[Collected data entries]
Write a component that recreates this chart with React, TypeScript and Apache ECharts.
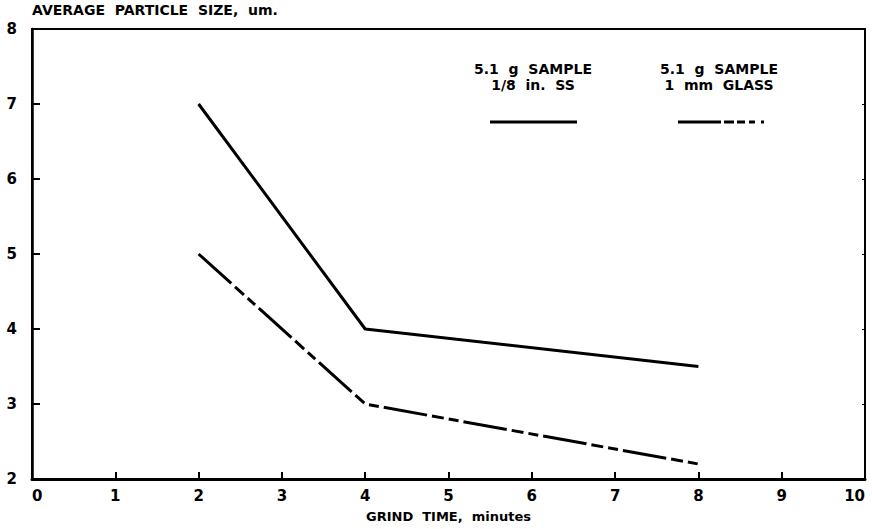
import React, { useEffect, useRef } from "react";
import * as echarts from "echarts";

// Grind time (minutes) and average particle size (um) for the two runs
const grindTimes = [2, 4, 8];
const steelBallSizes = [7.0, 4.0, 3.5]; // 5.1 g sample, 1/8 in. SS
const glassBeadSizes = [5.0, 3.0, 2.2]; // 5.1 g sample, 1 mm glass

const xRange = [0, 10];
const yRange = [2, 8];

const legendSteel = ["5.1  g  SAMPLE", "1/8  in.  SS"];
const legendGlass = ["5.1  g  SAMPLE", "1  mm  GLASS"];

const FONT = "'DejaVu Sans', 'Liberation Sans', Arial, sans-serif";

export default function App() {
  const ref = useRef<HTMLDivElement>(null);

  useEffect(() => {
    if (!ref.current) return;
    const chart = echarts.init(ref.current, undefined, { renderer: "svg" });

    const pts = (ys: number[]) => grindTimes.map((x, i) => [x, ys[i]]);
    const legendText = {
      fill: "#000",
      fontFamily: FONT,
      fontWeight: "bold" as const,
      fontSize: 14,
      lineHeight: 16,
      align: "center" as const,
    };

    chart.setOption({
      animation: false,
      backgroundColor: "#fff",
      grid: {
        left: 32,
        right: 7,
        top: 29,
        bottom: 50,
        show: true,
        borderColor: "#000",
        borderWidth: 2,
        containLabel: false,
        outerBoundsMode: "none",
      },
      xAxis: {
        type: "value",
        min: xRange[0],
        max: xRange[1],
        interval: 1,
        name: "GRIND  TIME,  minutes",
        nameLocation: "middle",
        nameGap: 31,
        nameTextStyle: { color: "#000", fontFamily: FONT, fontWeight: "bold", fontSize: 13 },
        axisLine: { lineStyle: { color: "#000", width: 3 } },
        axisTick: { inside: true, length: 7, lineStyle: { color: "#000", width: 2 } },
        axisLabel: {
          color: "#000",
          fontFamily: FONT,
          fontWeight: "bold",
          fontSize: 15,
          margin: 9,
          alignMinLabel: "left",
          alignMaxLabel: "right",
        },
        splitLine: { show: false },
      },
      yAxis: [
        {
          type: "value",
          min: yRange[0],
          max: yRange[1],
          interval: 1,
          axisLine: { show: true, lineStyle: { color: "#000", width: 2.5 } },
          axisTick: { show: true, inside: true, length: 8, lineStyle: { color: "#000", width: 2 } },
          axisLabel: { color: "#000", fontFamily: FONT, fontWeight: "bold", fontSize: 15, margin: 15 },
          splitLine: { show: false },
        },
        {
          type: "value",
          position: "right",
          min: yRange[0],
          max: yRange[1],
          interval: 1,
          axisLine: { show: true, lineStyle: { color: "#000", width: 2 } },
          axisTick: { show: true, inside: true, length: 3, lineStyle: { color: "#000" } },
          axisLabel: { show: false },
          splitLine: { show: false },
        },
      ],
      series: [
        {
          name: "1/8 in. SS",
          type: "line",
          data: pts(steelBallSizes),
          symbol: "none",
          lineStyle: { color: "#000", width: 3 },
        },
        {
          name: "1 mm GLASS",
          type: "line",
          data: pts(glassBeadSizes),
          symbol: "none",
          lineStyle: { color: "#000", width: 3, type: [44, 5, 12, 5, 10, 5] },
        },
      ],
      graphic: [
        {
          type: "text",
          left: 32,
          top: 3,
          style: {
            text: "AVERAGE  PARTICLE  SIZE,  um.",
            fill: "#000",
            fontFamily: FONT,
            fontWeight: "bold",
            fontSize: 14,
          },
        },
        {
          type: "text",
          x: 533,
          y: 61,
          style: { ...legendText, text: legendSteel.join("\n") },
        },
        {
          type: "line",
          shape: { x1: 490, y1: 122, x2: 577, y2: 122 },
          style: { stroke: "#000", lineWidth: 3 },
        },
        {
          type: "text",
          x: 719,
          y: 61,
          style: { ...legendText, text: legendGlass.join("\n") },
        },
        {
          type: "line",
          shape: { x1: 678, y1: 122, x2: 765, y2: 122 },
          style: { stroke: "#000", lineWidth: 3, lineDash: [43, 3, 10, 3, 8, 4, 6, 6, 3] },
        },
      ],
    });

    return () => chart.dispose();
  }, []);

  return <div ref={ref} style={{ width: 872, height: 529, position: "absolute", left: 0, top: 0 }} />;
}
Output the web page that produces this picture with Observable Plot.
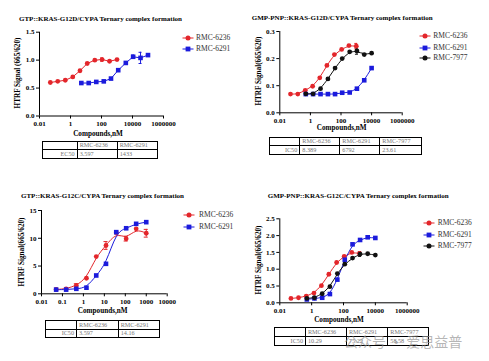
<!DOCTYPE html>
<html><head><meta charset="utf-8">
<script src="https://cdn.jsdelivr.net/npm/d3@7"></script>
<script src="https://cdn.jsdelivr.net/npm/@observablehq/plot@0.6"></script>
<style>
body{margin:0;background:#fff}
#root{position:relative;width:489px;height:361px;overflow:hidden;background:#fff;font-family:"Liberation Serif",serif;color:#000}
.t{position:absolute;white-space:nowrap;line-height:1}
.title{font-weight:bold;font-size:7px}
.axl{font-weight:bold;font-size:7.2px}
.leg{font-size:7.5px;color:#333}
.wm{font-family:"Noto Sans CJK SC",sans-serif;font-size:14px;color:rgba(150,150,150,0.7)}
table.tb{position:absolute;border-collapse:collapse;table-layout:fixed;font-size:6.2px;color:#777}
table.tb td{border:1px solid #000;padding:0 2px;line-height:1;white-space:nowrap;overflow:hidden}
table.tb td.first{text-align:right}
svg.plot{position:absolute}
</style></head>
<body><div id="root"></div>
<script>
// concentrations (nM)
const concA = [0.05, 0.15, 0.46, 1.4, 4.1, 12, 37, 110, 330, 1000];
const concB = [0.5, 1.5, 4.6, 14, 41, 120, 370, 1100, 3300, 10000];
const concC = [5, 15, 46, 140, 410, 1200, 3700, 11000, 33000, 100000];
const xTicksWide = [0.01, 1, 100, 10000, 1000000];
const xTicksNarrow = [0.01, 0.1, 1, 10, 100, 1000, 10000];
const names = ["RMC-6236", "RMC-6291", "RMC-7977"];

// Panel 1: GTP::KRAS-G12D/CYPA
const p1_6236 = [0.60, 0.62, 0.64, 0.70, 0.81, 0.94, 1.00, 1.01, 0.98, 1.01];
const p1_6236_err = [0, 0, 0, 0, 0, 0, 0, 0.03, 0, 0];
const p1_6291 = [0.59, 0.59, 0.61, 0.62, 0.67, 0.82, 0.95, 1.06, 1.04, 1.09];
const p1_6291_err = [0, 0, 0, 0, 0, 0, 0, 0.03, 0.1, 0];
const p1_yTicks = [0, 0.5, 1.0, 1.5];
const p1_table = [["", "RMC-6236", "RMC-6291"], ["EC50", "3.597", "1433"]];

// Panel 2: GMP-PNP::KRAS-G12D/CYPA
const p2_6236 = [0.069, 0.069, 0.083, 0.098, 0.129, 0.175, 0.215, 0.234, 0.248, 0.246];
const p2_6236_err = [0, 0, 0, 0, 0, 0, 0, 0, 0, 0.01];
const p2_6291 = [0.069, 0.069, 0.069, 0.069, 0.069, 0.074, 0.075, 0.089, 0.12, 0.165];
const p2_6291_err = [0, 0, 0, 0, 0, 0, 0, 0, 0, 0];
const p2_7977 = [0.07, 0.07, 0.089, 0.125, 0.165, 0.2, 0.225, 0.228, 0.215, 0.22];
const p2_7977_err = [0, 0, 0, 0, 0, 0, 0, 0.012, 0, 0];
const p2_yTicks = [0, 0.1, 0.2, 0.3];
const p2_table = [["", "RMC-6236", "RMC-6291", "RMC-7977"], ["IC50", "8.389", "6792", "23.61"]];

// Panel 3: GTP::KRAS-G12C/CYPA
const p3_6236 = [0.78, 0.9, 1.5, 2.8, 6.7, 8.7, 11.0, 9.9, 11.7, 10.9];
const p3_6236_err = [0, 0, 0.3, 0, 0, 0.7, 0, 0.4, 0, 0.7];
const p3_6291 = [0.75, 0.75, 0.9, 1.1, 3.3, 5.4, 11.1, 11.8, 12.6, 12.9];
const p3_6291_err = [0, 0, 0, 0, 0, 0, 0, 0, 0, 0];
const p3_yTicks = [0, 5, 10, 15];
const p3_table = [["", "RMC-6236", "RMC-6291"], ["IC50", "3.597", "14.16"]];

// Panel 4: GMP-PNP::KRAS-G12C/CYPA
const p4_6236 = [0.13, 0.15, 0.20, 0.29, 0.51, 0.85, 1.20, 1.38, 1.50, 1.47];
const p4_6236_err = [0, 0, 0, 0, 0, 0, 0, 0, 0, 0];
const p4_6291 = [0.10, 0.13, 0.15, 0.26, 0.69, 1.28, 1.74, 1.87, 1.95, 1.93];
const p4_6291_err = [0, 0, 0, 0, 0, 0, 0, 0, 0, 0];
const p4_7977 = [0.13, 0.15, 0.27, 0.48, 0.87, 1.15, 1.33, 1.45, 1.46, 1.42];
const p4_7977_err = [0, 0, 0, 0, 0, 0, 0, 0.07, 0, 0];
const p4_yTicks = [0, 0.5, 1.0, 1.5, 2.0, 2.5];
const p4_table = [["", "RMC-6236", "RMC-6291", "RMC-7977"], ["IC50", "10.29", "75.22", "58.58"]];

const RED = "#e3262b", BLUE = "#1b1bdc", BLACK = "#111111";
const root = document.getElementById("root");

function rows(conc, vals, err) {
  return conc.map((c, i) => ({c, v: vals[i], e: err[i]}));
}

function addText(cls, txt, x, y, anchor, rotate) {
  const d = document.createElement("div");
  d.className = "t " + cls;
  d.textContent = txt;
  d.style.left = x + "px";
  d.style.top = y + "px";
  let tr = "";
  if (anchor === "middle") tr = "translate(-50%,-50%)";
  else tr = "translate(0,-50%)";
  if (rotate) tr += " rotate(-90deg)";
  d.style.transform = tr;
  root.appendChild(d);
}

function panel(cfg) {
  const marks = [];
  marks.push(Plot.ruleX([cfg.xDomain[0]], {y1: cfg.yDomain[0], y2: cfg.yDomain[1], stroke: "#000", strokeWidth: 1}));
  marks.push(Plot.ruleY([cfg.yDomain[0]], {x1: cfg.xDomain[0], x2: cfg.xDomain[1], stroke: "#000", strokeWidth: 1}));
  for (const s of cfg.series) {
    const data = rows(s.conc, s.vals, s.err);
    marks.push(Plot.line(data, {x: "c", y: "v", stroke: s.color, strokeWidth: 1, curve: cfg.curve}));
  }
  for (const s of cfg.series) {
    const data = rows(s.conc, s.vals, s.err).filter(d => d.e > 0);
    marks.push(Plot.ruleX(data, {x: "c", y1: d => d.v - d.e, y2: d => d.v + d.e, stroke: s.color, strokeWidth: 1}));
    marks.push(Plot.ruleY(data, {y: d => d.v + d.e, x1: d => d.c / 1.25, x2: d => d.c * 1.25, stroke: s.color, strokeWidth: 1}));
    marks.push(Plot.ruleY(data, {y: d => d.v - d.e, x1: d => d.c / 1.25, x2: d => d.c * 1.25, stroke: s.color, strokeWidth: 1}));
  }
  for (const s of cfg.series) {
    const data = rows(s.conc, s.vals, s.err);
    marks.push(Plot.dot(data, {x: "c", y: "v", fill: s.color, symbol: s.symbol, r: s.symbol === "square" ? 2.6 : 2.4, stroke: "none"}));
  }
  const svg = Plot.plot({
    width: cfg.width, height: cfg.height,
    marginLeft: cfg.ml, marginRight: cfg.mr, marginTop: cfg.mt, marginBottom: cfg.mb,
    style: {fontFamily: "Liberation Serif", fontSize: "7px", fontWeight: "bold", background: "transparent", overflow: "visible", color: "#000"},
    x: {type: "log", domain: cfg.xDomain, ticks: cfg.xTicks, tickFormat: d => String(d), tickSize: 3, tickPadding: 2, label: null},
    y: {domain: cfg.yDomain, ticks: cfg.yTicks, tickFormat: cfg.yFormat, tickSize: 3, tickPadding: 2, label: null},
    marks
  });
  svg.classList.add("plot");
  svg.style.left = cfg.left + "px";
  svg.style.top = cfg.top + "px";
  root.appendChild(svg);

  addText("title", cfg.title, cfg.titleX, cfg.titleY, "start");
  addText("axl", cfg.ylabel, cfg.ylabX, cfg.ylabY, "middle", true);
  addText("axl", "Compounds,nM", cfg.xlabX, cfg.xlabY, "middle");

  // legend
  cfg.series.forEach((s, i) => {
    const y = cfg.legY[i];
    const ns = "http://www.w3.org/2000/svg";
    const g = document.createElementNS(ns, "svg");
    g.setAttribute("width", 12); g.setAttribute("height", 8);
    g.style.position = "absolute";
    g.style.left = (cfg.legX - 6) + "px";
    g.style.top = (y - 4) + "px";
    const ln = document.createElementNS(ns, "line");
    ln.setAttribute("x1", 0.5); ln.setAttribute("x2", 11.5); ln.setAttribute("y1", 4); ln.setAttribute("y2", 4);
    ln.setAttribute("stroke", s.color); ln.setAttribute("stroke-width", 1);
    g.appendChild(ln);
    let mk;
    if (s.symbol === "square") {
      mk = document.createElementNS(ns, "rect");
      mk.setAttribute("x", 3.6); mk.setAttribute("y", 1.6); mk.setAttribute("width", 4.8); mk.setAttribute("height", 4.8);
    } else {
      mk = document.createElementNS(ns, "circle");
      mk.setAttribute("cx", 6); mk.setAttribute("cy", 4); mk.setAttribute("r", 2.5);
    }
    mk.setAttribute("fill", s.color);
    g.appendChild(mk);
    root.appendChild(g);
    addText("leg", s.name, cfg.legTextX, y, "start");
  });

  // table
  const tb = document.createElement("table");
  tb.className = "tb";
  tb.style.left = cfg.tab.x + "px";
  tb.style.top = cfg.tab.y + "px";
  const total = cfg.tab.cols.reduce((a, b) => a + b, 0);
  tb.style.width = total + "px";
  const cg = document.createElement("colgroup");
  cfg.tab.cols.forEach(w => { const c = document.createElement("col"); c.style.width = w + "px"; cg.appendChild(c); });
  tb.appendChild(cg);
  cfg.tab.rows.forEach((r, ri) => {
    const tr = document.createElement("tr");
    tr.style.height = cfg.tab.rowH + "px";
    r.forEach((cell, ci) => {
      const td = document.createElement("td");
      td.textContent = cell;
      if (ci === 0) td.className = "first";
      tr.appendChild(td);
    });
    tb.appendChild(tr);
  });
  root.appendChild(tb);
}

const f1 = d3.format(".1f"), f0 = d3.format("d");

panel({
  left: 0, top: 0, width: 245, height: 180, ml: 39, mr: 82, mt: 31.7, mb: 64.5,
  xDomain: [0.01, 1000000], xTicks: xTicksWide, yDomain: [0, 1.5], yTicks: p1_yTicks, yFormat: f1,
  curve: "linear",
  series: [
    {name: names[0], conc: concA, vals: p1_6236, err: p1_6236_err, color: RED, symbol: "circle"},
    {name: names[1], conc: concC, vals: p1_6291, err: p1_6291_err, color: BLUE, symbol: "square"}
  ],
  title: "GTP::KRAS-G12D/CYPA Ternary complex formation", titleX: 19, titleY: 18.5,
  ylabel: "HTRF Signal (665/620)", ylabX: 19, ylabY: 73,
  xlabX: 98, xlabY: 135,
  legX: 187.7, legY: [37.7, 49], legTextX: 196,
  tab: {x: 42.3, y: 140.7, cols: [34.4, 40, 40.6], rowH: 8.5, rows: p1_table}
});

panel({
  left: 245, top: 0, width: 244, height: 180, ml: 34.3, mr: 87.3, mt: 31, mb: 67.7,
  xDomain: [0.01, 1000000], xTicks: xTicksWide, yDomain: [0, 0.3], yTicks: p2_yTicks, yFormat: f1,
  curve: "basis",
  series: [
    {name: names[0], conc: concA, vals: p2_6236, err: p2_6236_err, color: RED, symbol: "circle"},
    {name: names[1], conc: concB, vals: p2_6291, err: p2_6291_err, color: BLUE, symbol: "square"},
    {name: names[2], conc: concB, vals: p2_7977, err: p2_7977_err, color: BLACK, symbol: "circle"}
  ],
  title: "GMP-PNP::KRAS-G12D/CYPA Ternary complex formation", titleX: 251.7, titleY: 17.7,
  ylabel: "HTRF Signal(665/620)", ylabX: 260, ylabY: 71,
  xlabX: 341.7, xlabY: 129.3,
  legX: 425, legY: [36, 47.7, 58.3], legTextX: 433.3,
  tab: {x: 269.3, y: 136.7, cols: [30, 40, 40, 41.4], rowH: 8.7, rows: p2_table}
});

panel({
  left: 0, top: 180, width: 245, height: 180, ml: 41, mr: 78.3, mt: 30, mb: 66.7,
  xDomain: [0.01, 10000], xTicks: xTicksNarrow, yDomain: [0, 15], yTicks: p3_yTicks, yFormat: f0,
  curve: "basis",
  series: [
    {name: names[0], conc: concA, vals: p3_6236, err: p3_6236_err, color: RED, symbol: "circle"},
    {name: names[1], conc: concA, vals: p3_6291, err: p3_6291_err, color: BLUE, symbol: "square"}
  ],
  title: "GTP::KRAS-G12C/CYPA Ternary complex formation", titleX: 21, titleY: 196,
  ylabel: "HTRF Signal(665/620)", ylabX: 22.7, ylabY: 251.7,
  xlabX: 102.7, xlabY: 312.3,
  legX: 189, legY: [215, 226.7], legTextX: 199,
  tab: {x: 45, y: 320, cols: [31, 41.7, 41.3], rowH: 8.5, rows: p3_table}
});

panel({
  left: 245, top: 180, width: 244, height: 180, ml: 34.3, mr: 82.3, mt: 38.3, mb: 57.7,
  xDomain: [0.01, 1000000], xTicks: xTicksWide, yDomain: [0, 2.5], yTicks: p4_yTicks, yFormat: f1,
  curve: "basis",
  series: [
    {name: names[0], conc: concA, vals: p4_6236, err: p4_6236_err, color: RED, symbol: "circle"},
    {name: names[1], conc: concB, vals: p4_6291, err: p4_6291_err, color: BLUE, symbol: "square"},
    {name: names[2], conc: concB, vals: p4_7977, err: p4_7977_err, color: BLACK, symbol: "circle"}
  ],
  title: "GMP-PNP::KRAS-G12C/CYPA Ternary complex formation", titleX: 267.7, titleY: 196,
  ylabel: "HTRF Signal(665/620)", ylabX: 260, ylabY: 260,
  xlabX: 339, xlabY: 320.7,
  legX: 429.3, legY: [223.3, 234.7, 246.3], legTextX: 437.7,
  tab: {x: 274.3, y: 327, cols: [30.7, 41, 41.3, 40.4], rowH: 9.2, rows: p4_table}
});

// watermark
addText("wm", "公众号 · 爱思益普", 344, 341, "start");
</script>
</body></html>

## The exercise
Without the pictures, copy the entries from their first line through the line containing "import * as", and only those lines.

## Full solution
Write a component that recreates this chart with React, TypeScript and Apache ECharts.
import React, { useEffect, useRef } from "react";
import * as echarts from "echarts";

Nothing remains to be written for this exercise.